Il libro ripercorre tutta la vicenda che ha per protagonista fra Pietro, eremita del Morrone, un cristiano al di sopra delle beghe dei vari Orsini e Colonna che hanno avuto tanto potere per gli uomini indirizzati alla vita consacrata. Alla morte di Niccolò IV, il conclave durò ventisette mesi, sia per i contrasti in seno alla Chiesa, che per un’epidemia di peste che ne causò lo scioglimento. La disputa tra gli Orsini e i Colonna sembrava non avere fine, e così, su consiglio di Carlo II d’Angiò, si decise di scegliere un uomo super partes eleggendo all’unanimità fra Pietro, primo nella storia non porporato.

Egli è un cristiano che ha avuto la grazia di due vocazioni, e tutte e due di una forza eccezionale, direi quasi irresistibile: quella dell’eremita e quella del pastore. È indubbio che su queste basi il suo pontificato non potesse essere semplice, sollecitato da un lato dal re e dall’altro dalla Chiesa che mostra il suo lato più terreno e corrotto nella figura del cardinale Caetani, che poi diventerà il suo successore, Bonifacio VIII.
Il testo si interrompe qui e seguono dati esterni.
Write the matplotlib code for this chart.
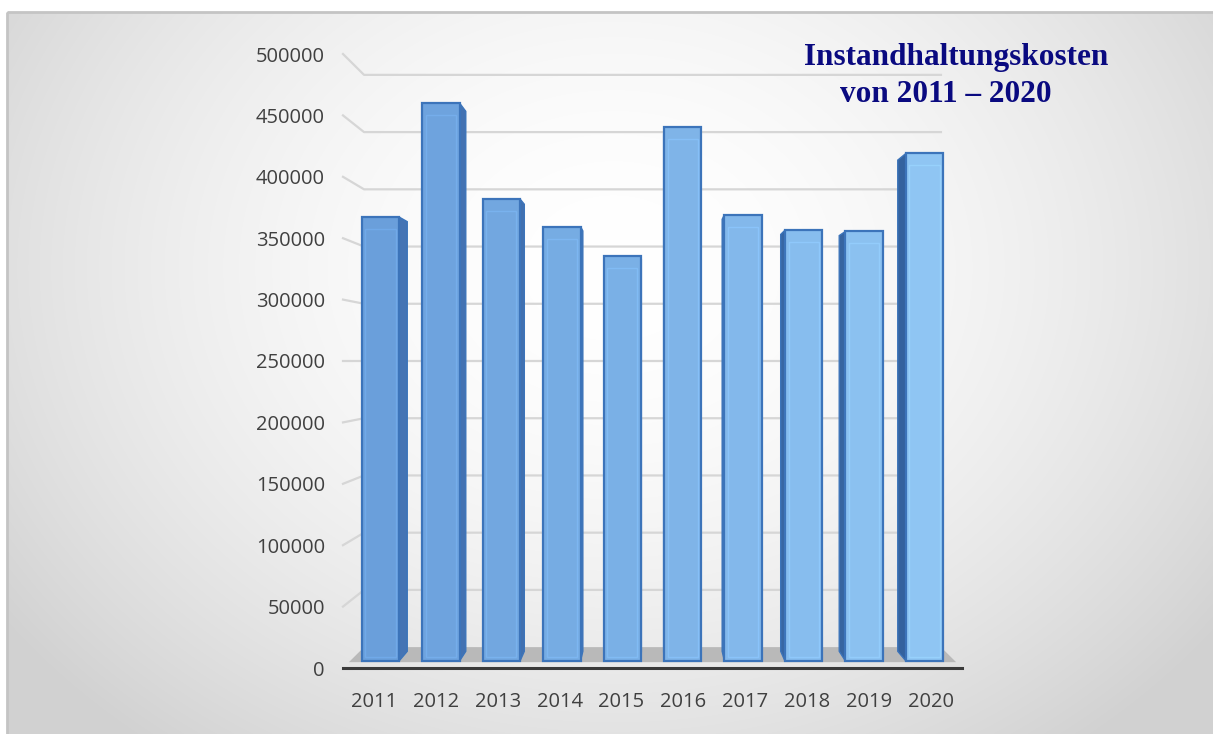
import numpy as np
import matplotlib
matplotlib.use("Agg")
import matplotlib.pyplot as plt
from matplotlib.patches import Polygon, Rectangle
from matplotlib.colors import to_rgb

# data
years = ['2011', '2012', '2013', '2014', '2015', '2016', '2017', '2018', '2019', '2020']
costs = [370000, 465000, 385000, 362000, 337500, 445000, 372000, 359000, 358000, 423000]
yticks = [0, 50000, 100000, 150000, 200000, 250000, 300000, 350000, 400000, 450000, 500000]
title_1 = "Instandhaltungskosten"
title_2 = "von 2011 \u2013 2020"

W, H = 1213, 734
fig = plt.figure(figsize=(W / 100, H / 100), dpi=100)
fig.patch.set_facecolor('white')

# background: radial grey gradient inside a thin frame
bg = fig.add_axes([0, 0, 1, 1], zorder=0)
bg.set_xlim(0, W)
bg.set_ylim(H, 0)
bg.axis('off')
xx, yy = np.meshgrid(np.arange(W), np.arange(H))
r = np.sqrt(((xx - 610) / 760.0) ** 2 + ((yy - 260) / 620.0) ** 2)
shade = 1.0 - 0.18 * np.clip(r, 0, 1) ** 1.8
img = np.dstack([shade, shade, shade])
bg.imshow(img, extent=[7, W, H, 12], aspect='auto', interpolation='bilinear')
bg.add_patch(Rectangle((7, 12), W + 10, H + 10, fill=False, edgecolor='#c4c4c4', lw=2))

# chart axes: front plane of the 3D box
ax = fig.add_axes([343 / W, 66 / H, 619 / W, 614 / H], zorder=1)
ax.set_xlim(-0.5, 9.5)
ax.set_ylim(0, 500000)
ax.patch.set_visible(False)
for s in ax.spines.values():
    s.set_visible(False)
ax.tick_params(length=0, colors='#404040', labelsize=14.5)
ax.set_yticks(yticks)
ax.set_yticklabels([str(v) for v in yticks], family='Open Sans')
ax.set_xticks(range(len(years)))
ax.set_xticklabels(years, family='Open Sans')
ax.tick_params(axis='y', pad=13)
ax.tick_params(axis='x', pad=17)

# simple perspective toward a vanishing point, depth 0 = front, 1 = back wall
VX, VY = 4.5, 250000
SHRINK = 0.068


def proj(x, y, d):
    f = 1 - SHRINK * d
    return VX + (x - VX) * f, VY + (y - VY) * f


# gridlines on back wall and left side wall
for v in yticks[1:]:
    p0 = proj(-0.5, v, 0)
    p1 = proj(-0.5, v, 1)
    p2 = proj(9.5, v, 1)
    ax.plot([p0[0], p1[0], p2[0]], [p0[1], p1[1], p2[1]], color='#d6d6d6', lw=1.6,
            zorder=1, clip_on=False)

# floor
floor = [proj(-0.5, 0, 0.28), proj(9.5, 0, 0.28), proj(9.5, 0, 1.0), proj(-0.5, 0, 1.0)]
ax.add_patch(Polygon(floor, closed=True, facecolor='#b9b9b9', edgecolor='none',
                     zorder=2, clip_on=False))
ax.plot([-0.5, 9.5], [0, 0], color='#3a3a3a', lw=2.2, zorder=2, clip_on=False)

# bars
hw = 0.31
df, db = 0.34, 0.80
c_left = np.array(to_rgb('#6a9fdb'))
c_right = np.array(to_rgb('#8fc5f3'))
s_left = np.array(to_rgb('#4574b4'))
s_right = np.array(to_rgb('#34629e'))
edge = '#3c74ba'
n = len(costs)
for i, v in enumerate(costs):
    t = i / (n - 1)
    face = c_left * (1 - t) + c_right * t
    side = s_left * (1 - t) + s_right * t
    xl, xr = i - hw, i + hw
    if xr < VX:
        sf = [proj(xr, 0, df), proj(xr, 0, db), proj(xr, v, db), proj(xr, v, df)]
        ax.add_patch(Polygon(sf, closed=True, facecolor=side, edgecolor=edge, lw=1,
                             zorder=3, clip_on=False))
    elif xl > VX:
        sf = [proj(xl, 0, df), proj(xl, 0, db), proj(xl, v, db), proj(xl, v, df)]
        ax.add_patch(Polygon(sf, closed=True, facecolor=side, edgecolor=edge, lw=1,
                             zorder=3, clip_on=False))
    ff = [proj(xl, 0, df), proj(xr, 0, df), proj(xr, v, df), proj(xl, v, df)]
    ax.add_patch(Polygon(ff, closed=True, facecolor=face, edgecolor=edge, lw=1.6,
                         zorder=4, clip_on=False))
    # inner bevel
    ins = 0.06
    fi = [proj(xl + ins, 3000, df), proj(xr - ins, 3000, df),
          proj(xr - ins, v - 10000, df), proj(xl + ins, v - 10000, df)]
    ax.add_patch(Polygon(fi, closed=True, facecolor='none',
                         edgecolor=np.clip(face * 1.08, 0, 1), lw=1.0, alpha=0.8,
                         zorder=5, clip_on=False))

# title
fig.text(956 / W, 1 - 58 / H, title_1, family='Liberation Serif', weight='bold',
         fontsize=22.5, color='#0a0a80', ha='center', va='center')
fig.text(946 / W, 1 - 94 / H, title_2, family='Liberation Serif', weight='bold',
         fontsize=22.5, color='#0a0a80', ha='center', va='center')

fig.savefig('out.png', dpi=100, facecolor=fig.get_facecolor())
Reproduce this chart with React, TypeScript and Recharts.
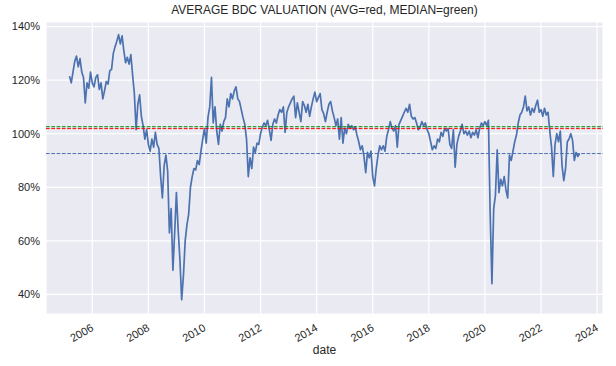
import React from 'react'
import { CartesianGrid, Line, LineChart, ReferenceLine, XAxis, YAxis } from 'recharts'

// valuation (% of book), every 1/16 year
const v2005 = [121.5, 119, 123, 127, 129, 125, 128, 123, 121, 111.5, 119, 117, 123]
const v2006 = [119, 117.5, 121, 122, 116.5, 119, 113, 116, 119.5, 118.5, 123.5, 124, 130, 132.5, 134.5, 137]
const v2007 = [133.5, 136.5, 131, 126.5, 128.5, 126, 129.5, 122, 115, 101.5, 111, 114.5, 106.5, 103, 98, 101.5]
const v2008 = [96, 93.5, 98, 95, 100.5, 96, 94.5, 84, 76, 88, 92, 86, 63, 72, 49, 63]
const v2009 = [78, 64, 53, 38, 47, 60, 66, 70, 80, 84, 87, 86.5, 90, 88.5, 93.5, 98]
const v2010 = [102, 96.5, 106, 110, 121, 104, 110, 101, 96, 103.5, 101, 104.5, 106, 113, 110, 115]
const v2011 = [113, 116, 117.5, 113, 112, 109, 106, 103.5, 98, 84, 91, 87, 95, 93, 96.5, 96]
const v2012 = [100, 102.5, 104, 103, 105, 101.5, 97.5, 103.5, 105.5, 104, 107, 109, 108, 110, 100.5, 108]
const v2013 = [110, 111.5, 113, 114, 106, 111.5, 108, 104.5, 112, 110.5, 108, 111, 106.5, 110, 113, 115.5]
const v2014 = [112, 113.5, 115, 109, 107.5, 104.5, 108, 111, 112, 108.5, 106, 103, 105.5, 98, 106, 96.5]
const v2015 = [102, 100, 103.5, 102, 103, 101.5, 102.5, 99.5, 97, 94, 95.5, 91.5, 85.5, 93, 91, 93.5]
const v2016 = [84, 80.5, 87, 92, 95.5, 94, 95.5, 93.5, 99, 101.5, 104.5, 102, 101, 103, 95, 103.5]
const v2017 = [105, 106.5, 108, 109.5, 108, 111, 106.5, 105.5, 106, 104, 101.5, 102.5, 104.5, 103, 104, 101.5]
const v2018 = [100, 97, 94, 95.5, 94.5, 98, 97, 100.5, 99, 102, 101, 102, 96, 94.5, 101.5, 87.5]
const v2019 = [96, 99, 101, 103.5, 100, 101, 99.5, 101, 98.5, 100.5, 99.5, 101.5, 98.5, 102, 104, 103]
const v2020 = [104.5, 103, 105, 70, 44, 72, 77, 94, 78, 83, 80.5, 84, 79, 76, 92, 90]
const v2021 = [93.5, 97, 99.5, 104, 107, 108, 110, 114, 108.5, 110, 107, 109.5, 108, 110.5, 112.5, 108]
const v2022 = [109, 106.5, 109.5, 107, 108, 101, 95, 84, 96, 100, 97, 101, 88, 82.5, 87, 97]
const v2023 = [98, 100, 97.5, 90, 93, 91.5, 92.6]

const yearBlocks: [number, number, number[]][] = [
  [2005, 3, v2005], [2006, 0, v2006], [2007, 0, v2007], [2008, 0, v2008],
  [2009, 0, v2009], [2010, 0, v2010], [2011, 0, v2011], [2012, 0, v2012],
  [2013, 0, v2013], [2014, 0, v2014], [2015, 0, v2015], [2016, 0, v2016],
  [2017, 0, v2017], [2018, 0, v2018], [2019, 0, v2019], [2020, 0, v2020],
  [2021, 0, v2021], [2022, 0, v2022], [2023, 0, v2023],
]

const medianLevel = 102.6
const avgLevel = 101.9
const latestLevel = 92.6

const yearTicks = [2006, 2008, 2010, 2012, 2014, 2016, 2018, 2020, 2022, 2024]
const pctTicks = [40, 60, 80, 100, 120, 140]

const data = yearBlocks.flatMap(([year, offset, vals]) =>
  vals.map((v, i) => ({ t: year + (offset + i) / 16, v }))
)

function YearTick({ x, y, payload }: any) {
  const ax = x + 2
  const ay = y + 14
  return (
    <text x={ax} y={ay} transform={`rotate(-30, ${ax}, ${ay})`} textAnchor="end" fontSize={11} fill="#262626">
      {payload.value}
    </text>
  )
}

export default function App() {
  return (
    <div style={{ position: 'absolute', left: 0, top: 0, width: 616, height: 366, background: '#fff', fontFamily: '"Liberation Sans", Arial, sans-serif' }}>
      <div style={{ position: 'absolute', left: 46, width: 557, top: 3, textAlign: 'center', fontSize: 12, color: '#262626' }}>
        AVERAGE BDC VALUATION (AVG=red, MEDIAN=green)
      </div>
      <LineChart width={616} height={366} data={data} margin={{ top: 22, right: 13, left: 0, bottom: 0 }}>
        <CartesianGrid fill="#EAEAF2" stroke="#ffffff" strokeWidth={1.2} />
        <XAxis
          dataKey="t"
          type="number"
          domain={[2004.35, 2024.21]}
          ticks={yearTicks}
          allowDataOverflow
          axisLine={false}
          tickLine={false}
          tickSize={0}
          height={52}
          tick={<YearTick />}
          interval={0}
        />
        <YAxis
          type="number"
          domain={[32.7, 141.7]}
          ticks={pctTicks}
          allowDataOverflow
          axisLine={false}
          tickLine={false}
          tickSize={0}
          tickMargin={6}
          width={46}
          tick={{ fontSize: 11, fill: '#262626' }}
          tickFormatter={(v) => `${v}%`}
          interval={0}
        />
        <Line type="linear" dataKey="v" stroke="#4C72B0" strokeWidth={1.7} strokeLinejoin="round" dot={false} isAnimationActive={false} />
        <ReferenceLine y={medianLevel} stroke="#008000" strokeDasharray="3.7 1.6" strokeWidth={1} />
        <ReferenceLine y={avgLevel} stroke="#FF0000" strokeDasharray="3.7 1.6" strokeWidth={1} />
        <ReferenceLine y={latestLevel} stroke="#4C72B0" strokeDasharray="3.7 1.6" strokeWidth={1} />
      </LineChart>
      <div style={{ position: 'absolute', left: 46, width: 557, top: 343, textAlign: 'center', fontSize: 12, color: '#262626' }}>
        date
      </div>
    </div>
  )
}
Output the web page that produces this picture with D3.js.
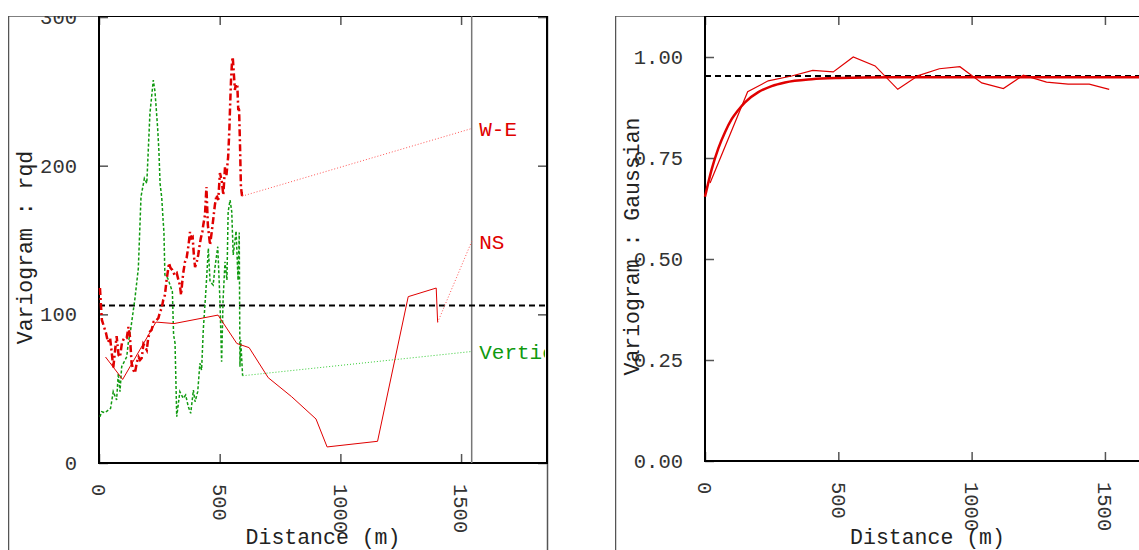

L’intera esistenza di un cristiano ha appunto questo scopo: diventare semplice […] Il Cristianesimo, infatti, non è un modo di dire, ma un modo di vivere. Il pio, semplice eremita, che conosce del latino solo ciò che è limitato alla Messa e alle Sacre Scritture, diventa una spina nel fianco dei porporati; non appone alcuna firma se prima non ha letto e compreso quanto è scritto, se non ha avuto un colloquio diretto con le parti in causa, perché ogni buon pastore conosce le sue pecorelle, se tutto ciò che gli viene presentato non è aderente ai principi che ispirarono San Francesco. E come il poverello di Assisi, il “matto” che aveva rinunciato ad ogni bene materiale e che parlava con gli animali, anche Celestino viene sottoposto a pressioni psicologiche tali da indurlo ad abdicare per rimanere fedele al Cristianesimo di Gesù.

Fu l’inizio della fine. Il nuovo Papa diede ordine di controllarlo per evitare che venisse rapito dagli uomini del re. Venuto a conoscenza di questa decisione, fra Pietro tentò di scappare in Grecia ma venne catturato e rinchiuso nella torre di Fumone.

“Le celle dei prigionieri hanno appena la grandezza di una tomba, vi si entra carponi e non hanno finestre”

“Dimmi, che ne faranno? Cosa pensi?”

“È probabile che torneranno di nuovo a offrirgli un compromesso. Non c’è dubbio che lui lo rifiuterà. E allora temo che l’uccideranno…E poi, e poi lo faranno santo. Non cerchiamo di capire. Il destino di certi santi, da vivi, è tra i misteri più oscuri della Chiesa”

E a questo punto, non può che chiudersi il sipario.